Maybe helpful. I recently encounter a repo which does similar thing (predict the weight of another network) here. This is how they do for a FL layer, inheriting from MetaModule from the package torchmeta

1 Like

Hi Ritam!

As I understand it, you do not want to directly train the weights of B, but
you do want to train the weights of A so that it produces values that work
better when used as the weights of B.

(As an aside, don’t use torch.autograd.Variable. It is deprecated.
Just use regular pytorch tensors.)

Don’t create instances of Linear in Main_Model (as I understand it,
“Model B”). (So you won’t be setting the weights of instances of Linear
to the weight-values produced by “Model A” and you won’t be applying
those instances of Linear to x.)

Instead, apply the non-class, functional form of Linear to x passing in
the weight-values produces by “Model A” as arguments:

    def forward (self, param_, x):
        x = F.relu (F.linear (x, weight = param_[0, :16].view (8, 2), bias = param_[0, 16:24].view (8))
        return x

F.Linear is now just an ordinary pytorch tensor function. The gradients
produced by calling .backward() on the loss calculated from the output
of “Model B” will backpropagate properly through the calls to F.linear()
in “Model B”'s forward() function and then back propagate through the
“Model A” that produced the weight-values, producing gradients for the
weights in “Model A” which will then be optimized when you call opt.step().


K. Frank

1 Like

Thank you very much. I am working on something very similar to the idea in the Repo you just shared. It was very helpful!

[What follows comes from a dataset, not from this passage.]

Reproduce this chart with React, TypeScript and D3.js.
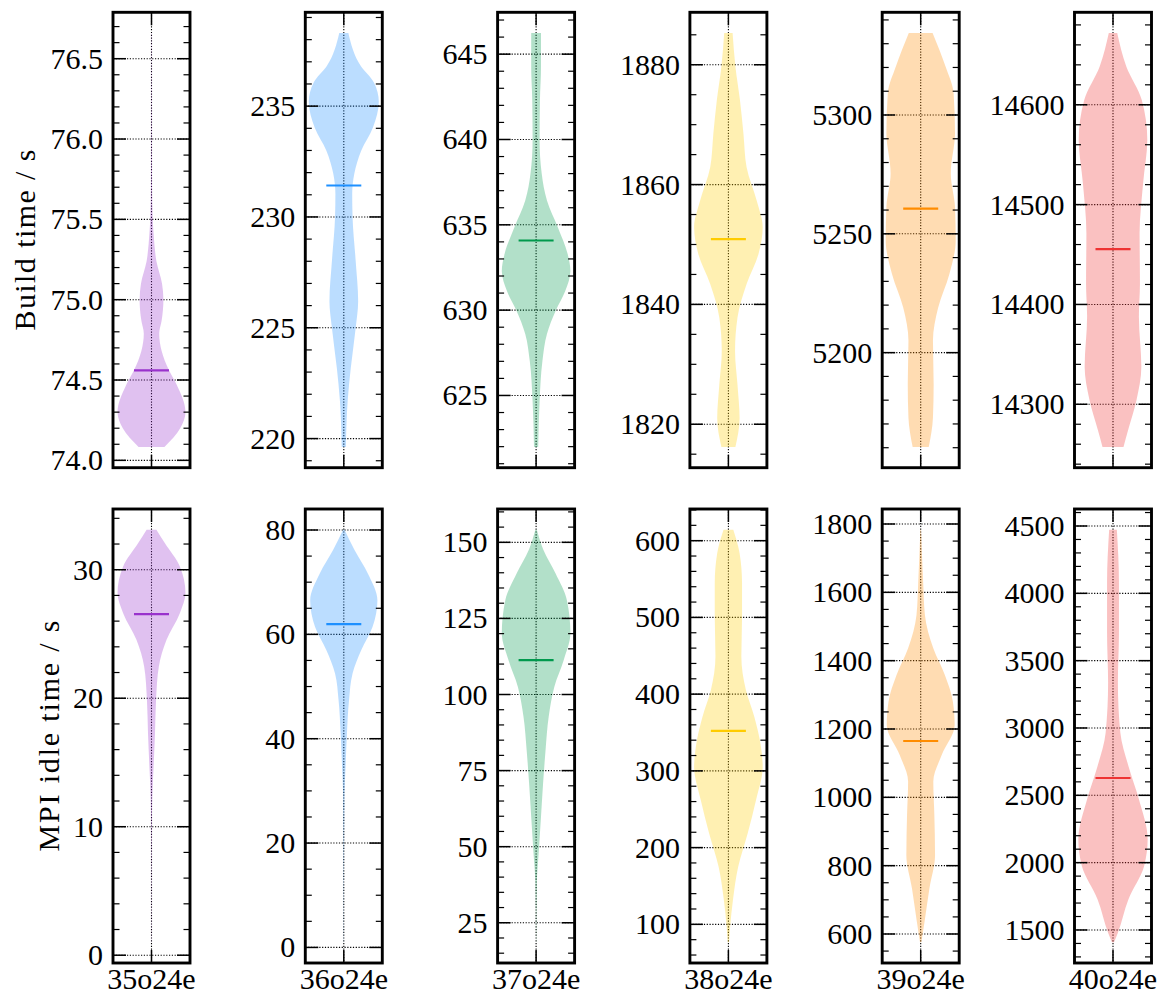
import React from "react";
import * as d3 from "d3";

const RUNS = ["35o24e", "36o24e", "37o24e", "38o24e", "39o24e", "40o24e"];
const COLORS = ["#9932CC", "#1E90FF", "#00994D", "#FFCC00", "#FF8C00", "#EE3333"];

// violin outlines: [value, relative density]
const BUILD_PROFILES: [number, number][][] = [
  [[76.66, 0.005], [76.2, 0.008], [75.7, 0.015], [75.5, 0.035], [75.41, 0.06], [75.24, 0.14], [75.1, 0.3], [75.0, 0.34], [74.87, 0.29], [74.79, 0.22], [74.68, 0.29], [74.56, 0.5], [74.47, 0.72], [74.3, 0.97], [74.2, 0.82], [74.083, 0.37]],
  [[238.3, 0.13], [236.8, 0.49], [236.07, 0.86], [235.2, 1.0], [234.03, 0.83], [233.0, 0.5], [231.95, 0.3], [231.04, 0.24], [230.0, 0.25], [228.0, 0.34], [226.2, 0.41], [225.0, 0.34], [223.2, 0.2], [221.7, 0.11], [219.62, 0.06]],
  [[646.24, 0.14], [644.27, 0.14], [642.3, 0.11], [639.96, 0.1], [638.0, 0.16], [636.43, 0.31], [634.86, 0.62], [633.3, 0.9], [632.3, 0.98], [631.1, 0.83], [629.96, 0.56], [628.6, 0.31], [627.0, 0.18], [624.66, 0.1], [621.98, 0.06]],
  [[1885.3, 0.12], [1879.7, 0.2], [1874.1, 0.33], [1868.5, 0.43], [1862.9, 0.52], [1857.3, 0.81], [1852.9, 0.98], [1848.4, 0.86], [1843.4, 0.52], [1837.8, 0.26], [1832.2, 0.19], [1826.6, 0.26], [1821.0, 0.32], [1816.2, 0.2]],
  [[5334.5, 0.34], [5320.4, 0.71], [5309.2, 0.94], [5292.3, 0.98], [5275.4, 0.86], [5261.3, 0.98], [5247.2, 1.0], [5233.1, 0.82], [5219.0, 0.5], [5205.0, 0.35], [5186.7, 0.37], [5172.6, 0.35], [5160.3, 0.23]],
  [[14671.9, 0.12], [14638.4, 0.38], [14605.0, 0.82], [14564.9, 0.98], [14521.4, 0.86], [14471.3, 0.76], [14421.1, 0.77], [14387.7, 0.74], [14337.5, 0.81], [14304.0, 0.67], [14273.9, 0.43], [14257.2, 0.3]],
];
const BUILD_MEDIANS = [74.56, 231.42, 634.08, 1850.9, 5260.6, 14455.5];
const BUILD_TICKS = [
  ["74.0", "74.5", "75.0", "75.5", "76.0", "76.5"],
  ["220", "225", "230", "235"],
  ["625", "630", "635", "640", "645"],
  ["1820", "1840", "1860", "1880"],
  ["5200", "5250", "5300"],
  ["14300", "14400", "14500", "14600"],
];
const BUILD_MINOR = [0.1, 1, 1, 5, 10, 20];

const IDLE_PROFILES: [number, number][][] = [
  [[33.12, 0.14], [32.08, 0.38], [30.26, 0.81], [28.18, 0.97], [26.62, 0.81], [24.55, 0.43], [22.47, 0.21], [19.87, 0.13], [17.27, 0.1], [14.68, 0.06], [12.86, 0.03], [10.78, 0.012], [6, 0.006], [1.0, 0.004]],
  [[80.07, 0.02], [76.1, 0.31], [71.6, 0.69], [66.5, 0.96], [61.4, 0.82], [57.0, 0.5], [52.5, 0.25], [47.4, 0.15], [41.0, 0.09], [34.6, 0.05], [29.5, 0.02], [15, 0.006], [0.97, 0.003]],
  [[154.17, 0.02], [147.5, 0.21], [139.9, 0.55], [131.0, 0.88], [120.1, 0.98], [111.3, 0.79], [102.5, 0.52], [92.7, 0.36], [81.7, 0.27], [70.8, 0.2], [59.8, 0.14], [48.9, 0.08], [37.9, 0.02], [18.56, 0.003]],
  [[614.4, 0.14], [583.6, 0.32], [544.5, 0.39], [501, 0.39], [448.9, 0.37], [405.4, 0.5], [370.6, 0.74], [331.5, 0.93], [305.4, 0.98], [262, 0.79], [218.5, 0.55], [175, 0.28], [131.7, 0.13], [96.9, 0.05], [76.5, 0.02]],
  [[1783.5, 0.01], [1631.2, 0.07], [1533.7, 0.12], [1436.2, 0.36], [1358.1, 0.69], [1280, 0.92], [1211.8, 0.97], [1124, 0.6], [1046, 0.36], [948.3, 0.39], [831.3, 0.41], [733.8, 0.25], [636.1, 0.11], [575.5, 0.02]],
  [[4473, 0.11], [4079, 0.17], [3707, 0.17], [3336, 0.14], [2965, 0.21], [2718, 0.44], [2470, 0.74], [2173, 0.99], [1975, 0.89], [1727, 0.44], [1480, 0.14], [1408, 0.03]],
];
const IDLE_MEDIANS = [26.55, 61.98, 111.28, 352.2, 1164.9, 2628.7];
const IDLE_TICKS = [
  ["0", "10", "20", "30"],
  ["0", "20", "40", "60", "80"],
  ["25", "50", "75", "100", "125", "150"],
  ["100", "200", "300", "400", "500", "600"],
  ["600", "800", "1000", "1200", "1400", "1600", "1800"],
  ["1500", "2000", "2500", "3000", "3500", "4000", "4500"],
];
const IDLE_MINOR = [2, 5, 5, 20, 50, 100];

const FONT = "Liberation Serif, Times New Roman, serif";
const PANEL_W = 77;
const COL_LEFT = 113;
const COL_STEP = 192.3;
const ROWS = [
  { top: 12.3, height: 455.4 },
  { top: 509, height: 454 },
];
const MAJOR_LEN = 13;
const MINOR_LEN = 6.5;

function Panel({ col, row, profile, median, ticks, minor, color, showX }) {
  const left = COL_LEFT + col * COL_STEP;
  const { top, height } = ROWS[row];
  const right = left + PANEL_W;
  const bottom = top + height;

  // matplotlib-ish autoscale: 5% margin around data range
  const vals = profile.map((d) => d[0]);
  const lo = d3.min(vals)!;
  const hi = d3.max(vals)!;
  const pad = (hi - lo) * 0.05;

  const x = d3.scaleLinear().domain([0.725, 1.275]).range([left, right]);
  const y = d3.scaleLinear().domain([lo - pad, hi + pad]).range([bottom, top]);

  const area = d3
    .area<[number, number]>()
    .y((d) => y(d[0]))
    .x0((d) => x(1 - 0.25 * d[1]))
    .x1((d) => x(1 + 0.25 * d[1]))
    .curve(d3.curveMonotoneY);

  const majors = ticks.map((t) => +t);
  const [d0, d1] = y.domain();
  const minors: number[] = [];
  for (let v = Math.ceil(d0 / minor) * minor; v <= d1 + 1e-9; v += minor) {
    const r = Math.round(v / minor) * minor;
    if (!majors.some((m) => Math.abs(m - r) < minor * 1e-3)) minors.push(r);
  }

  const cx = x(1);

  return (
    <g>
      {/* grid */}
      <g stroke="#000" strokeWidth={1.1} strokeDasharray="1.2,1.6">
        {majors.map((m, i) => (
          <line key={i} x1={left} x2={right} y1={y(m)} y2={y(m)} />
        ))}
        <line x1={cx} x2={cx} y1={top} y2={bottom} />
      </g>

      {/* violin body */}
      <path d={area(profile) || ""} fill={color} fillOpacity={0.3} stroke="none" />

      {/* median */}
      <line x1={x(0.875)} x2={x(1.125)} y1={y(median)} y2={y(median)} stroke={color} strokeWidth={2.2} />

      {/* ticks */}
      <g stroke="#000">
        {majors.map((m, i) => (
          <g key={i} strokeWidth={1.5}>
            <line x1={left} x2={left + MAJOR_LEN} y1={y(m)} y2={y(m)} />
            <line x1={right} x2={right - MAJOR_LEN} y1={y(m)} y2={y(m)} />
          </g>
        ))}
        {minors.map((m, i) => (
          <g key={i} strokeWidth={1.2}>
            <line x1={left} x2={left + MINOR_LEN} y1={y(m)} y2={y(m)} />
            <line x1={right} x2={right - MINOR_LEN} y1={y(m)} y2={y(m)} />
          </g>
        ))}
        <line x1={cx} x2={cx} y1={top} y2={top + MAJOR_LEN} strokeWidth={1.5} />
        <line x1={cx} x2={cx} y1={bottom} y2={bottom - MAJOR_LEN} strokeWidth={1.5} />
      </g>

      {/* tick labels */}
      <g fontFamily={FONT} fontSize={30} fill="#000" textAnchor="end">
        {ticks.map((t, i) => (
          <text key={i} x={left - 10} y={y(+t) + 10}>
            {t}
          </text>
        ))}
      </g>
      {showX && (
        <text x={cx} y={989} fontFamily={FONT} fontSize={30} textAnchor="middle">
          {RUNS[col]}
        </text>
      )}

      {/* frame */}
      <rect x={left} y={top} width={PANEL_W} height={height} fill="none" stroke="#000" strokeWidth={2.9} />
    </g>
  );
}

export default function App() {
  return (
    <svg
      width={1160}
      height={997}
      style={{ position: "absolute", left: 0, top: 0, background: "#fff" }}
    >
      {RUNS.map((r, i) => (
        <Panel
          key={"b" + r}
          col={i}
          row={0}
          profile={BUILD_PROFILES[i]}
          median={BUILD_MEDIANS[i]}
          ticks={BUILD_TICKS[i]}
          minor={BUILD_MINOR[i]}
          color={COLORS[i]}
          showX={false}
        />
      ))}
      {RUNS.map((r, i) => (
        <Panel
          key={"m" + r}
          col={i}
          row={1}
          profile={IDLE_PROFILES[i]}
          median={IDLE_MEDIANS[i]}
          ticks={IDLE_TICKS[i]}
          minor={IDLE_MINOR[i]}
          color={COLORS[i]}
          showX={true}
        />
      ))}

      <text
        transform={`translate(35,${ROWS[0].top + ROWS[0].height / 2}) rotate(-90)`}
        fontFamily={FONT}
        fontSize={30}
        textAnchor="middle"
        textLength={181}
        lengthAdjust="spacing"
      >
        Build time / s
      </text>
      <text
        transform={`translate(58.5,${ROWS[1].top + ROWS[1].height / 2}) rotate(-90)`}
        fontFamily={FONT}
        fontSize={30}
        textAnchor="middle"
        textLength={231}
        lengthAdjust="spacing"
      >
        MPI idle time / s
      </text>
    </svg>
  );
}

@KFrank Thank you very much. This is precisely what I was looking for, and is working very smoothly for my use case! Just a small follow-up, using .nn modules for proper backprop training is recommended, and .nn.functional modules are suitable for function evaluations without gradients. Will that be a crude but suitable summary?